If talks fail, the government would shut down on Saturday, Trump’s 100th day in office.
“I’m pretty confident we’re going to get something that’s satisfactory to the president in regard to border security within the current negotiations,” Priebus said on NBC’s Meet the Press.
The White House is expected to address another Trump campaign promise this week with a Wednesday announcement on tax reform that Mulvaney said would offer “governing principles, some guidance, also some indication of what the rates will be.”
But he said basic elements of the plan remain undecided, including whether to have deficit-funded tax cuts that would not be permanent: “You can either have a small tax cut that’s permanent, or a large tax cut that is short term.”
In a tweet on Saturday, Trump promised a “Big TAX REFORM AND TAX REDUCTION will be announced next Wednesday”.
But legislative text on tax reform is not expected until June, Mulvaney said.
Meanwhile, spending legislation will require Democratic support to clear the Senate, and the White House says it has offered to include $7bn in Obamacare subsidies to help low-income Americans pay for health insurance, if Democrats accept funding for the wall.
Formally known as the Affordable Care Act, Obamacare is president Barack Obama’s signature domestic policy achievement, which Republicans are trying to repeal and replace.
Democrats showed no sign of softening their opposition to wall funding yesterday and sought to place responsibility for any shutdown squarely on Trump and Republicans who control the House of Representatives and the Senate.
“The Democrats do not support the wall,” House Democratic leader Nancy Pelosi told NBC’s Meet the Press. “The wall is, in my view, immoral, expensive, unwise.”
Senator Richard Durbin, an Illinois Democrat, called on Trump to “back off”.
“To think that he would consider shutting down the government of the United States of America over this outlandish proposal of a border wall...that would be the height of irresponsibility,” he told CNN’s State of the Union.
l President Donald Trump and his attorney general have contradicted each other on immigration policy.
Attorney General Sessions wants to deport children who are illegal while the president has said they can “rest easy”.
The Secretary of Homeland security, John Kelly, when pressed on the opposing statements from Trump and immigration hardliner Jeff Sessions regarding the fate of undocumented immigrants brought to the US as children, said the president’s views would prevail.

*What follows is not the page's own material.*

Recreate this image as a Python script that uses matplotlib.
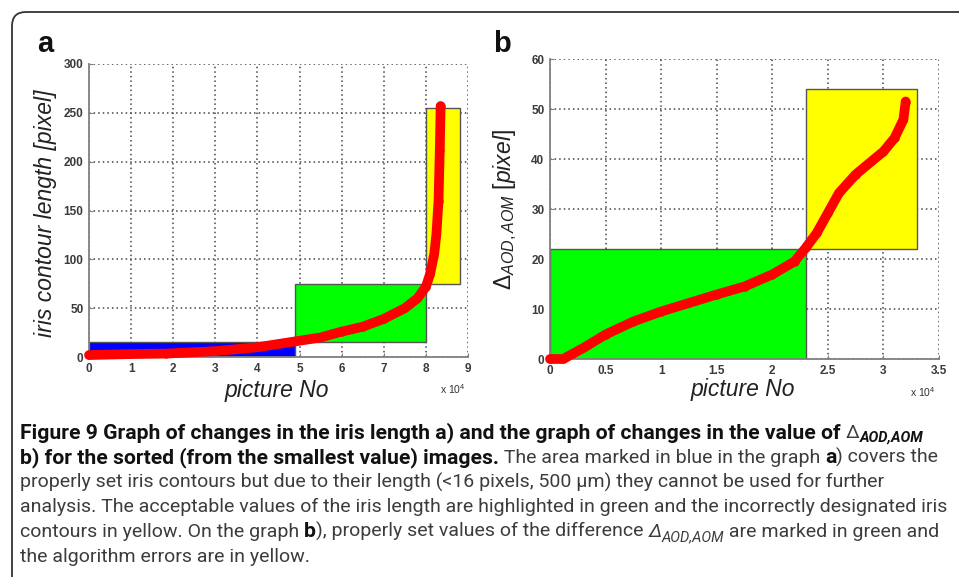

Asked if so-called Dreamers were subject to being deported, Kelly told CNN’s State of the Union: “I’d certainly go with what the president says.”
Sessions, however, was still not willing to agree that Dreamers could “rest easy”, as President Trump told reporters on Friday.
“Well, we’ll see,” Sessions said on ABC’s This Week. “I believe that everyone who enters the country unlawfully is subject to being deported.”
“We don’t have the ability to round up everybody, and there’s no plans to do that,” he added.
California’s attorney general, Xavier Becerra, said conflicting statements from the president and attorney general left immigrant families and local law enforcement officers confused and afraid.
“It’s not clear what we can trust and what statements we can believe in and that causes a great deal of not just anxiety, but confusion,” he told ABC.
Trump said on Friday that Dreamers, immigrants who came to the US as children and who were given special status under the Obama administration, should “rest easy” and not fear deportation.
The administration was “not after the Dreamers, we are after the criminals”, Trump said.
On Wednesday, Sessions suggested the opposite, saying: “Everybody in the country illegally is subject to being deported, so people come here and they stay here a few years and somehow they think they are not subject to being deported — well, they are.” He repeated that position on Sunday.
In February Juan Manuel Montes, a Dreamer who had thought he was protected under Obama’s Deferred Action for Childhood Arrival (Daca) programme, was deported, sparking an outcry.